13. The X-ray grid structure of claim 11 further characterized by said flat panel being comprised of a pair of flat panel plates stacked on top of one another, the flat panel plates being spaced from one another by spacers positioned between the plates at the perimeter of the grid and co-acting with the panel plates to form the interior closed panel pocket for receiving the X-ray grid cassette.

14. The X-ray grid structure of claim 11 further characterized by said frame having three vertically spaced steps along inside edges of the frame, the flat panel resting on a middle one of the steps of the frame and with a top surface of the panel lying in coplanar relation with a top one of the steps, and the lower of the steps providing a U-shaped three sided support for receiving a cassette.

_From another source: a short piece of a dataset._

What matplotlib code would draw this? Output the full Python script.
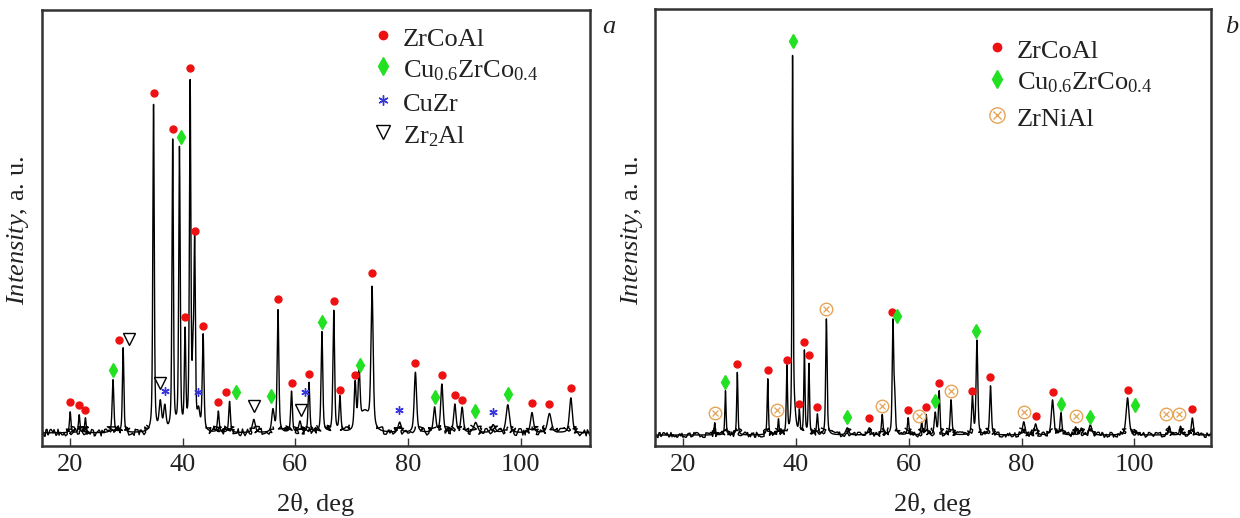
import numpy as np
import matplotlib.pyplot as plt

plt.rcParams['font.family'] = 'Liberation Serif'
plt.rcParams['mathtext.fontset'] = 'custom'
plt.rcParams['mathtext.rm'] = 'Liberation Serif'
plt.rcParams['mathtext.it'] = 'Liberation Serif:italic'

# --- panel a: peak list (2theta, height, fwhm) ---
bg_a = 3.0
pos_a = [20.0, 21.6, 22.7, 27.6, 29.4, 34.8, 36.0, 36.8, 38.2, 39.4, 40.4, 41.3,
         41.8, 42.1, 42.8, 43.6, 46.3, 48.3, 52.6, 56.0, 56.9, 59.3, 60.8, 62.4,
         64.7, 66.8, 67.9, 70.6, 71.3, 72.3, 73.6, 78.5, 81.3, 84.7, 86.0, 88.3,
         89.6, 92.0, 95.1, 97.7, 102.0, 105.1, 108.9]
height_a = [4.8, 4.1, 3.4, 12.1, 19.4, 75.0, 6.5, 5.5, 66.5, 64.5, 22.0, 79.0,
            14.0, 42.0, 4.0, 22.0, 4.8, 7.1, 3.0, 5.0, 28.0, 9.4, 2.5, 11.4,
            23.0, 27.8, 8.0, 10.5, 12.5, 4.5, 32.0, 2.3, 13.8, 5.7, 11.0, 6.4,
            5.7, 2.3, 1.8, 6.4, 4.6, 4.4, 8.0]
fwhm_a = [0.3, 0.3, 0.3, 0.35, 0.3, 0.3, 0.5, 0.5, 0.3, 0.3, 0.3, 0.3,
          0.3, 0.3, 0.5, 0.35, 0.35, 0.35, 0.6, 0.5, 0.35, 0.35, 0.5, 0.35,
          0.35, 0.35, 0.35, 0.4, 0.4, 2.0, 0.45, 0.6, 0.5, 0.5, 0.5, 0.5,
          0.5, 0.8, 0.8, 0.7, 0.6, 0.8, 0.6]

# phase markers, panel a (2theta, marker height)
zrcoal_a_x = [20.0, 21.5, 22.6, 28.7, 34.8, 38.3, 40.4, 41.3, 42.1, 43.6, 46.3, 47.7,
              56.9, 59.3, 62.4, 66.9, 67.9, 70.6, 73.6, 81.3, 86.0, 88.3, 89.6,
              102.0, 105.0, 108.9]
zrcoal_a_y = [10.1, 9.4, 8.2, 24.3, 81.0, 72.8, 29.5, 86.7, 49.2, 27.5, 10.1, 12.4,
              33.6, 14.4, 16.5, 33.2, 12.8, 16.2, 39.6, 19.0, 16.2, 11.7, 10.5,
              9.8, 9.6, 13.3]
cuzrco_a_x = [27.6, 39.6, 49.5, 55.7, 64.7, 71.5, 84.7, 91.8, 97.7]
cuzrco_a_y = [17.4, 70.9, 12.4, 11.4, 28.4, 18.5, 11.2, 8.0, 11.9]
cuzr_a_x = [36.9, 42.7, 61.7, 78.4, 95.1]
cuzr_a_y = [12.6, 12.4, 12.4, 8.2, 7.8]
zr2al_a_x = [30.4, 36.0, 52.6, 61.0]
zr2al_a_y = [24.5, 14.4, 9.2, 8.2]

# --- panel b ---
bg_b = 2.5
pos_b = [25.6, 27.5, 29.6, 35.0, 36.9, 38.4, 39.4, 39.6, 40.6, 41.5, 42.3, 43.8,
         45.4, 49.1, 53.0, 55.3, 57.2, 57.5, 59.9, 62.3, 63.1, 64.7, 65.4, 67.5,
         71.3, 72.1, 74.5, 80.4, 82.5, 85.5, 87.0, 89.6, 90.6, 92.2, 98.8, 100.3,
         106.2, 108.2, 110.3]
height_b = [2.8, 10.1, 14.3, 12.8, 3.5, 15.3, 82.0, 6.0, 5.0, 19.0, 16.0, 4.6,
            26.5, 1.6, 1.6, 4.6, 25.5, 8.0, 3.9, 2.8, 4.6, 5.0, 9.9, 8.0,
            8.5, 21.5, 11.2, 3.0, 2.5, 8.0, 5.0, 1.8, 1.5, 2.3, 8.5, 0.8,
            2.0, 2.0, 3.9]
fwhm_b = [0.25, 0.25, 0.25, 0.25, 0.25, 0.25, 0.22, 0.7, 0.25, 0.25, 0.25, 0.3,
          0.3, 0.6, 0.6, 0.3, 0.3, 0.3, 0.3, 0.3, 0.3, 0.4, 0.3, 0.35,
          0.35, 0.35, 0.35, 0.5, 0.5, 0.5, 0.35, 0.4, 0.4, 0.6, 0.6, 0.5,
          0.4, 0.4, 0.4]

zrcoal_b_x = [29.6, 35.0, 38.4, 40.6, 41.5, 42.3, 43.8, 53.0, 56.95, 59.9, 63.1, 65.4,
              71.3, 74.5, 82.5, 85.5, 98.8, 110.3]
zrcoal_b_y = [18.8, 17.4, 19.7, 9.6, 23.8, 20.8, 8.9, 6.4, 30.7, 8.2, 8.9, 14.4,
              12.6, 15.8, 6.9, 12.4, 12.8, 8.5]
cuzrco_b_x = [27.5, 39.4, 49.1, 57.9, 64.6, 71.85, 87.0, 92.2, 100.2]
cuzrco_b_y = [14.7, 92.7, 6.6, 29.8, 10.3, 26.3, 9.6, 6.6, 9.4]
zrnial_b_x = [25.6, 36.7, 45.4, 55.2, 61.8, 67.5, 80.4, 89.6, 105.7, 107.9]
zrnial_b_y = [7.6, 8.2, 31.4, 9.2, 6.9, 12.6, 7.8, 6.9, 7.3, 7.3]

# marker styles
RED = dict(marker='o', color='#ee1111', ms=5, ls='none')
GREEN = dict(marker='d', color='#22e022', ms=7.5, ls='none')
BLUE = dict(marker=(6, 2, 0), color='#3535dd', ms=6, mew=1.0, ls='none')
TRI = dict(marker='v', mfc='white', mec='black', ms=8, mew=1.0, ls='none')
ORANGE = '#e5a458'


def profile(x, pos, height, fwhm, bg):
    y = np.full_like(x, bg)
    for p, h, w in zip(pos, height, fwhm):
        d = (x - p) / w
        y += h * (0.5 / (1 + 4 * d**2) + 0.5 * np.exp(-4 * np.log(2) * d**2))
    return y


def draw_pattern(ax, x, y, bg, scale):
    # clean trace, then a jittered copy over the flat background only
    ax.plot(x, y, color='black', lw=1.0, zorder=2)
    flat = np.where(y - bg < 1.5, y, np.nan)
    ln, = ax.plot(x, flat, color='black', lw=1.0, zorder=2)
    ln.set_sketch_params(scale=scale, length=1.2, randomness=1.5)


def zrnial(ax, xs, ys, ms=9):
    ax.plot(xs, ys, 'o', mfc='none', mec=ORANGE, ms=ms, mew=1.0, zorder=4)
    ax.plot(xs, ys, 'x', color=ORANGE, ms=ms * 0.55, mew=0.9, zorder=4)


def setup(ax, xmax):
    ax.set_xlim(15, xmax)
    ax.set_ylim(0, 100)
    ax.set_yticks([])
    ax.set_xticks([20, 40, 60, 80, 100])
    ax.set_xticks([30, 50, 70, 90, 110], minor=True)
    ax.tick_params(axis='x', which='both', direction='in', length=6, width=1.0,
                   color='#333333', labelsize=19, pad=6, labelcolor='#222222')
    ax.tick_params(axis='x', which='minor', length=0)
    for s in ax.spines.values():
        s.set_linewidth(1.8)
        s.set_color('#333333')


fig = plt.figure(figsize=(12.4, 5.18), dpi=100)
ax1 = fig.add_axes([0.0339, 0.139, 0.4419, 0.8418])
ax2 = fig.add_axes([0.5282, 0.139, 0.4484, 0.8436])

# panel a
xa = np.arange(15, 112.3, 0.01)
draw_pattern(ax1, xa, profile(xa, pos_a, height_a, fwhm_a, bg_a), bg_a, 3.5)
ax1.plot(zrcoal_a_x, zrcoal_a_y, zorder=4, **RED)
ax1.plot(cuzrco_a_x, cuzrco_a_y, zorder=4, **GREEN)
ax1.plot(cuzr_a_x, cuzr_a_y, zorder=4, **BLUE)
ax1.plot(zr2al_a_x, zr2al_a_y, zorder=4, **TRI)
setup(ax1, 112.3)

# legend a
leg_a = [('ZrCoAl', RED, 0.943), ('Cu$_{0.6}$ZrCo$_{0.4}$', GREEN, 0.871),
         ('CuZr', BLUE, 0.793), ('Zr$_2$Al', TRI, 0.720)]
for lab, st, yy in leg_a:
    kw = dict(st)
    kw['ms'] = kw['ms'] * 1.2
    ax1.plot([0.622], [yy], transform=ax1.transAxes, clip_on=False, **kw)
    ax1.text(0.659, yy - 0.025, lab, transform=ax1.transAxes, fontsize=19,
             va='baseline', ha='left', color='#222222')

# panel b
xb = np.arange(15, 113.6, 0.01)
draw_pattern(ax2, xb, profile(xb, pos_b, height_b, fwhm_b, bg_b), bg_b, 2.5)
ax2.plot(zrcoal_b_x, zrcoal_b_y, zorder=4, **RED)
ax2.plot(cuzrco_b_x, cuzrco_b_y, zorder=4, **GREEN)
zrnial(ax2, zrnial_b_x, zrnial_b_y)
setup(ax2, 113.6)

leg_b = [('ZrCoAl', RED, 0.913), ('Cu$_{0.6}$ZrCo$_{0.4}$', GREEN, 0.839)]
for lab, st, yy in leg_b:
    kw = dict(st)
    kw['ms'] = kw['ms'] * 1.2
    ax2.plot([0.615], [yy], transform=ax2.transAxes, clip_on=False, **kw)
    ax2.text(0.651, yy - 0.024, lab, transform=ax2.transAxes, fontsize=19,
             va='baseline', ha='left', color='#222222')
ax2.plot([0.615], [0.757], 'o', mfc='none', mec=ORANGE, ms=11, mew=1.0, transform=ax2.transAxes)
ax2.plot([0.615], [0.757], 'x', color=ORANGE, ms=6, mew=1.0, transform=ax2.transAxes)
ax2.text(0.651, 0.757 - 0.024, 'ZrNiAl', transform=ax2.transAxes, fontsize=19,
         va='baseline', ha='left', color='#222222')

# axis labels and panel letters
for xc in (0.2548, 0.7524):
    fig.text(xc, 0.0135, '2θ, deg', fontsize=19, ha='center', va='baseline', color='#222222')
for xl in (0.0145, 0.5097):
    fig.text(xl, 0.555, '$\\mathit{Intensity}$, a. u.', fontsize=19, rotation=90,
             ha='center', va='center', color='#222222')
fig.text(0.491, 0.936, 'a', fontsize=19, style='italic', ha='center', va='baseline', color='#222222')
fig.text(0.9935, 0.936, 'b', fontsize=19, style='italic', ha='center', va='baseline', color='#222222')

fig.savefig('out.png', dpi=100)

15. The X-ray grid structure of claim 11 further characterized by said frame being U-shaped and having three vertically spaced steps along inside edges of the frame, the flat panel resting on a middle one of the steps of the frame and with a top surface of the panel lying in co-planar relation with a top one of the steps, and the lower of the steps providing a three sided U-shaped support for receiving an outer margin of a cassette.

16. The X-ray grid structure of claim 13 further characterized by the spacers being fixedly located in spaced essentially co-planar relation to an outer marginal area of the grid leaving a gap there between on at least three sides of the grid, and silicone being located in the gap as a motion dampening means.